- _The request_:
Transcribe each line of the material as it is, and drop any picture.

======

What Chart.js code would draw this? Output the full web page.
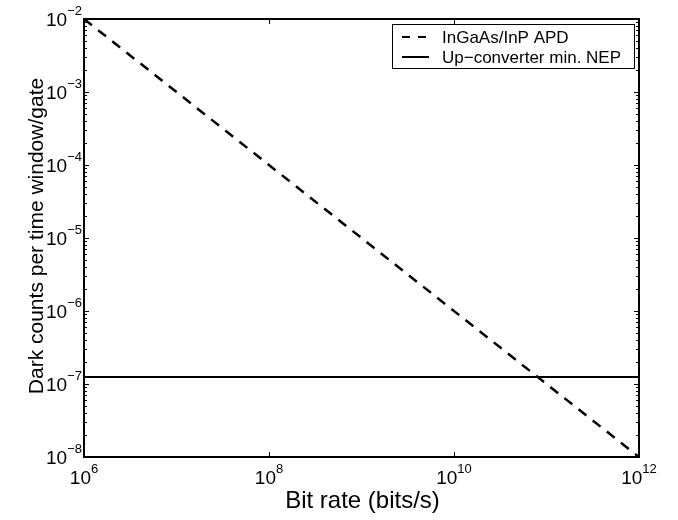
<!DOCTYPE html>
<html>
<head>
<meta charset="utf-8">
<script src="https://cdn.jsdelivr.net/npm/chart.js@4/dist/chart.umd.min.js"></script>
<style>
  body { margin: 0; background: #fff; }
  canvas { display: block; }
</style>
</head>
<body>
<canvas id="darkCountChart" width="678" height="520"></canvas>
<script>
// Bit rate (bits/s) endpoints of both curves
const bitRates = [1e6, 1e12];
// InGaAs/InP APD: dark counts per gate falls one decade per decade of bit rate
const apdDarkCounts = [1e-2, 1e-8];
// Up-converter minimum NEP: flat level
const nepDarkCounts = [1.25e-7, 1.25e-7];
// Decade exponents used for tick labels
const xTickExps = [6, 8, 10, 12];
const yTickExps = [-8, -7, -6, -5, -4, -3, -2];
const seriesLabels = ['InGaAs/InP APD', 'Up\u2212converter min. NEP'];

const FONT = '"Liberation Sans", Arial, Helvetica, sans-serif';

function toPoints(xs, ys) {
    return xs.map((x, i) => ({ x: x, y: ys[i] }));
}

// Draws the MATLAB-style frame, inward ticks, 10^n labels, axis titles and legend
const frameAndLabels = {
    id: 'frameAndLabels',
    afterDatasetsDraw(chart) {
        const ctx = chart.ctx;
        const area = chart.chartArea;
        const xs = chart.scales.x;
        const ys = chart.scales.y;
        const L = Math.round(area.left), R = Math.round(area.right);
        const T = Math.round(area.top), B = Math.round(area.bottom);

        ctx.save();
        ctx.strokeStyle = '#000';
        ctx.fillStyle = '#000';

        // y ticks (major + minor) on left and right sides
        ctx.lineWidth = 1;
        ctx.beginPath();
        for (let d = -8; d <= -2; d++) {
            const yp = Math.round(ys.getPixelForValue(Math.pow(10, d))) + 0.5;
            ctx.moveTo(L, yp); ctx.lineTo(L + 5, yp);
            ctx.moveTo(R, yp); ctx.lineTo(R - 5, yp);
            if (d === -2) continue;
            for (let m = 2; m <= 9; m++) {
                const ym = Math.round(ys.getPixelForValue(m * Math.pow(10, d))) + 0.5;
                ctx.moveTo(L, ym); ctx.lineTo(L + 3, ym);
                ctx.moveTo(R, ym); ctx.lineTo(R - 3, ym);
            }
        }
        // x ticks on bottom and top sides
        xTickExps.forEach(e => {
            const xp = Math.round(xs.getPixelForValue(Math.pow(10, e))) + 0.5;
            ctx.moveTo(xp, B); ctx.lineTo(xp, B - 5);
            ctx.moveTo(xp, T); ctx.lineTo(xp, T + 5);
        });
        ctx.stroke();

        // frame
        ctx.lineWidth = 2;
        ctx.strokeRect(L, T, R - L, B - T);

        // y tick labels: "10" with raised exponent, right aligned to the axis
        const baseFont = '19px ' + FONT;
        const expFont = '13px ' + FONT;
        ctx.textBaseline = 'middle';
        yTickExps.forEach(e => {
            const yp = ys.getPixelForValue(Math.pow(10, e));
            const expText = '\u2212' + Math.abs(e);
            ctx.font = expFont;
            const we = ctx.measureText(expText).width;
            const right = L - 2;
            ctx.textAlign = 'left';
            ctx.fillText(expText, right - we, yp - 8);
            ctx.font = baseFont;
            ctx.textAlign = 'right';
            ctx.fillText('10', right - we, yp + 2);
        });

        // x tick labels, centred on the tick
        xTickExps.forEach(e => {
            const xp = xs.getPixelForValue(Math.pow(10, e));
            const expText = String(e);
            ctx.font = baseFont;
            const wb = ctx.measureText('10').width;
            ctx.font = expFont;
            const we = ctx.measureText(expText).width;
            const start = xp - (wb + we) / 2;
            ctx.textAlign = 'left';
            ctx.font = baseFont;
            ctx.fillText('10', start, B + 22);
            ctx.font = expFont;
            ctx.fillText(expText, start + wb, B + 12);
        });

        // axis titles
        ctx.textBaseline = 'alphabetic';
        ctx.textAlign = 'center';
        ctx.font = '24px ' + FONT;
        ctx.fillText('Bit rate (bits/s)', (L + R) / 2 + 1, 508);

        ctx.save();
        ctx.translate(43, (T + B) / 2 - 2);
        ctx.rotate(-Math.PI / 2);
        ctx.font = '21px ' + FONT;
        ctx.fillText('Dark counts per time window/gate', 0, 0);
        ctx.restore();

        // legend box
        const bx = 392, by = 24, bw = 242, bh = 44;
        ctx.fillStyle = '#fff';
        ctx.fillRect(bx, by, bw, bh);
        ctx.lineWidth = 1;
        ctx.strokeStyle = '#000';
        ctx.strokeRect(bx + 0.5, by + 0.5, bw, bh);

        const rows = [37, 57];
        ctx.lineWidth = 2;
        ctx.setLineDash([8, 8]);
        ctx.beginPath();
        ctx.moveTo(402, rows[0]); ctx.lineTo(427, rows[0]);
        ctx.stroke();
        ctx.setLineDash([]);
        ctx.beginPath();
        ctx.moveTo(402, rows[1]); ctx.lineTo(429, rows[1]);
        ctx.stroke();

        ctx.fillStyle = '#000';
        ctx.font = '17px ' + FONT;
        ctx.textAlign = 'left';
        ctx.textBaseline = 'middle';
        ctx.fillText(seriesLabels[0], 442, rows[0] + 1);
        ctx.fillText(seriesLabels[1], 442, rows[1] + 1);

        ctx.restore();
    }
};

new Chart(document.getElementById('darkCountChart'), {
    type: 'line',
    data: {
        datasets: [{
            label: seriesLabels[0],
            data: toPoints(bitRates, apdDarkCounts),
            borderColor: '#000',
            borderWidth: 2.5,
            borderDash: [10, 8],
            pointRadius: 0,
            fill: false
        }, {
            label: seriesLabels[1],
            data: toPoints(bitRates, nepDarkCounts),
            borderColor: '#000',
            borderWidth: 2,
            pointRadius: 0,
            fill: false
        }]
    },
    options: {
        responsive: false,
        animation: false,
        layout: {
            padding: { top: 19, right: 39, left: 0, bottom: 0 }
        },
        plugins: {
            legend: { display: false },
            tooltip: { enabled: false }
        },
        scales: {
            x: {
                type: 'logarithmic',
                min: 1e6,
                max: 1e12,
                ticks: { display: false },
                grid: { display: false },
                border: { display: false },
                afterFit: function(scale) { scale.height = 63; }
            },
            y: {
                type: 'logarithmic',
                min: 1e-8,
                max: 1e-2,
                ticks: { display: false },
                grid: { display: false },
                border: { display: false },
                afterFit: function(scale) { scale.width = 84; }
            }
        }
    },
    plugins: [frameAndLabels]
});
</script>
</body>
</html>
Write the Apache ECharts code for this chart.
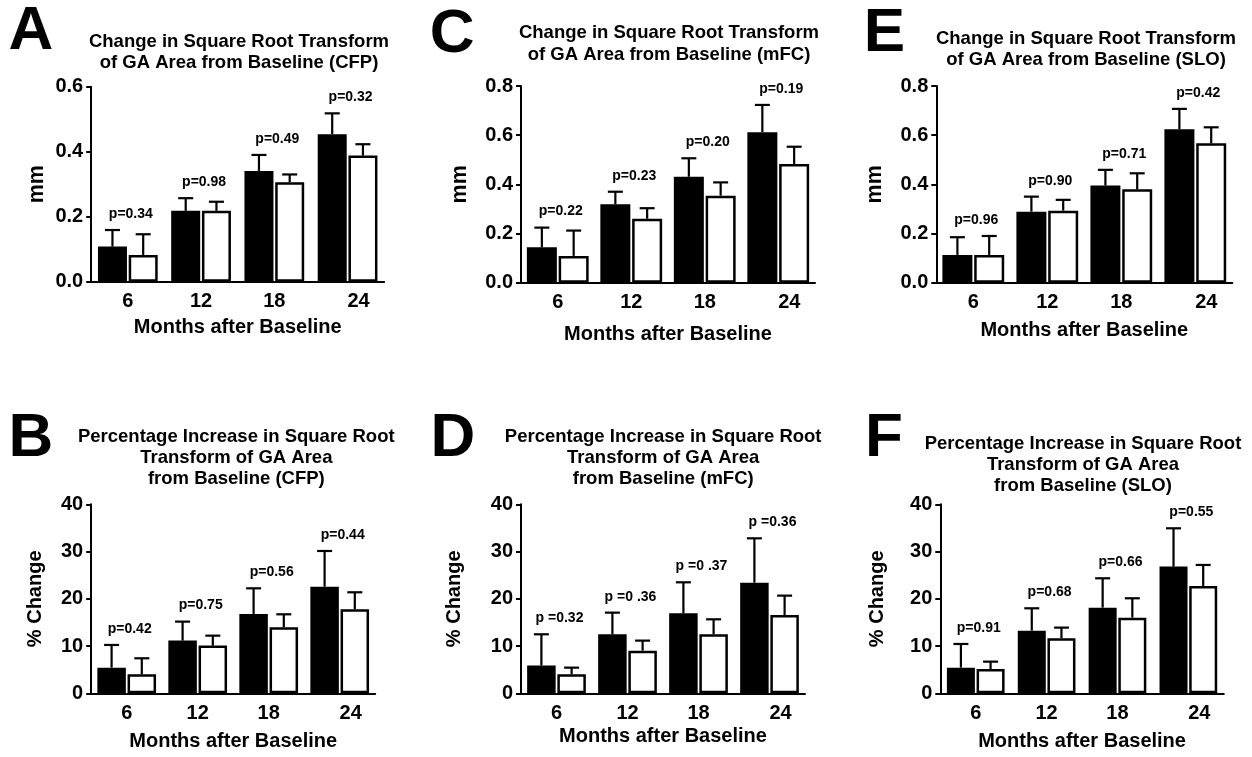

======

- _Correct answer_:
What Chart.js code would draw this? Output the full web page.
<!DOCTYPE html>
<html>
<head>
<meta charset="utf-8">
<script src="https://cdn.jsdelivr.net/npm/chart.js@4/dist/chart.umd.min.js"></script>
<style>
  body { margin: 0; background: #fff; }
  canvas { display: block; }
</style>
</head>
<body>
<canvas id="darkCountChart" width="678" height="520"></canvas>
<script>
// Bit rate (bits/s) endpoints of both curves
const bitRates = [1e6, 1e12];
// InGaAs/InP APD: dark counts per gate falls one decade per decade of bit rate
const apdDarkCounts = [1e-2, 1e-8];
// Up-converter minimum NEP: flat level
const nepDarkCounts = [1.25e-7, 1.25e-7];
// Decade exponents used for tick labels
const xTickExps = [6, 8, 10, 12];
const yTickExps = [-8, -7, -6, -5, -4, -3, -2];
const seriesLabels = ['InGaAs/InP APD', 'Up\u2212converter min. NEP'];

const FONT = '"Liberation Sans", Arial, Helvetica, sans-serif';

function toPoints(xs, ys) {
    return xs.map((x, i) => ({ x: x, y: ys[i] }));
}

// Draws the MATLAB-style frame, inward ticks, 10^n labels, axis titles and legend
const frameAndLabels = {
    id: 'frameAndLabels',
    afterDatasetsDraw(chart) {
        const ctx = chart.ctx;
        const area = chart.chartArea;
        const xs = chart.scales.x;
        const ys = chart.scales.y;
        const L = Math.round(area.left), R = Math.round(area.right);
        const T = Math.round(area.top), B = Math.round(area.bottom);

        ctx.save();
        ctx.strokeStyle = '#000';
        ctx.fillStyle = '#000';

        // y ticks (major + minor) on left and right sides
        ctx.lineWidth = 1;
        ctx.beginPath();
        for (let d = -8; d <= -2; d++) {
            const yp = Math.round(ys.getPixelForValue(Math.pow(10, d))) + 0.5;
            ctx.moveTo(L, yp); ctx.lineTo(L + 5, yp);
            ctx.moveTo(R, yp); ctx.lineTo(R - 5, yp);
            if (d === -2) continue;
            for (let m = 2; m <= 9; m++) {
                const ym = Math.round(ys.getPixelForValue(m * Math.pow(10, d))) + 0.5;
                ctx.moveTo(L, ym); ctx.lineTo(L + 3, ym);
                ctx.moveTo(R, ym); ctx.lineTo(R - 3, ym);
            }
        }
        // x ticks on bottom and top sides
        xTickExps.forEach(e => {
            const xp = Math.round(xs.getPixelForValue(Math.pow(10, e))) + 0.5;
            ctx.moveTo(xp, B); ctx.lineTo(xp, B - 5);
            ctx.moveTo(xp, T); ctx.lineTo(xp, T + 5);
        });
        ctx.stroke();

        // frame
        ctx.lineWidth = 2;
        ctx.strokeRect(L, T, R - L, B - T);

        // y tick labels: "10" with raised exponent, right aligned to the axis
        const baseFont = '19px ' + FONT;
        const expFont = '13px ' + FONT;
        ctx.textBaseline = 'middle';
        yTickExps.forEach(e => {
            const yp = ys.getPixelForValue(Math.pow(10, e));
            const expText = '\u2212' + Math.abs(e);
            ctx.font = expFont;
            const we = ctx.measureText(expText).width;
            const right = L - 2;
            ctx.textAlign = 'left';
            ctx.fillText(expText, right - we, yp - 8);
            ctx.font = baseFont;
            ctx.textAlign = 'right';
            ctx.fillText('10', right - we, yp + 2);
        });

        // x tick labels, centred on the tick
        xTickExps.forEach(e => {
            const xp = xs.getPixelForValue(Math.pow(10, e));
            const expText = String(e);
            ctx.font = baseFont;
            const wb = ctx.measureText('10').width;
            ctx.font = expFont;
            const we = ctx.measureText(expText).width;
            const start = xp - (wb + we) / 2;
            ctx.textAlign = 'left';
            ctx.font = baseFont;
            ctx.fillText('10', start, B + 22);
            ctx.font = expFont;
            ctx.fillText(expText, start + wb, B + 12);
        });

        // axis titles
        ctx.textBaseline = 'alphabetic';
        ctx.textAlign = 'center';
        ctx.font = '24px ' + FONT;
        ctx.fillText('Bit rate (bits/s)', (L + R) / 2 + 1, 508);

        ctx.save();
        ctx.translate(43, (T + B) / 2 - 2);
        ctx.rotate(-Math.PI / 2);
        ctx.font = '21px ' + FONT;
        ctx.fillText('Dark counts per time window/gate', 0, 0);
        ctx.restore();

        // legend box
        const bx = 392, by = 24, bw = 242, bh = 44;
        ctx.fillStyle = '#fff';
        ctx.fillRect(bx, by, bw, bh);
        ctx.lineWidth = 1;
        ctx.strokeStyle = '#000';
        ctx.strokeRect(bx + 0.5, by + 0.5, bw, bh);

        const rows = [37, 57];
        ctx.lineWidth = 2;
        ctx.setLineDash([8, 8]);
        ctx.beginPath();
        ctx.moveTo(402, rows[0]); ctx.lineTo(427, rows[0]);
        ctx.stroke();
        ctx.setLineDash([]);
        ctx.beginPath();
        ctx.moveTo(402, rows[1]); ctx.lineTo(429, rows[1]);
        ctx.stroke();

        ctx.fillStyle = '#000';
        ctx.font = '17px ' + FONT;
        ctx.textAlign = 'left';
        ctx.textBaseline = 'middle';
        ctx.fillText(seriesLabels[0], 442, rows[0] + 1);
        ctx.fillText(seriesLabels[1], 442, rows[1] + 1);

        ctx.restore();
    }
};

new Chart(document.getElementById('darkCountChart'), {
    type: 'line',
    data: {
        datasets: [{
            label: seriesLabels[0],
            data: toPoints(bitRates, apdDarkCounts),
            borderColor: '#000',
            borderWidth: 2.5,
            borderDash: [10, 8],
            pointRadius: 0,
            fill: false
        }, {
            label: seriesLabels[1],
            data: toPoints(bitRates, nepDarkCounts),
            borderColor: '#000',
            borderWidth: 2,
            pointRadius: 0,
            fill: false
        }]
    },
    options: {
        responsive: false,
        animation: false,
        layout: {
            padding: { top: 19, right: 39, left: 0, bottom: 0 }
        },
        plugins: {
            legend: { display: false },
            tooltip: { enabled: false }
        },
        scales: {
            x: {
                type: 'logarithmic',
                min: 1e6,
                max: 1e12,
                ticks: { display: false },
                grid: { display: false },
                border: { display: false },
                afterFit: function(scale) { scale.height = 63; }
            },
            y: {
                type: 'logarithmic',
                min: 1e-8,
                max: 1e-2,
                ticks: { display: false },
                grid: { display: false },
                border: { display: false },
                afterFit: function(scale) { scale.width = 84; }
            }
        }
    },
    plugins: [frameAndLabels]
});
</script>
</body>
</html>
Write the Apache ECharts code for this chart.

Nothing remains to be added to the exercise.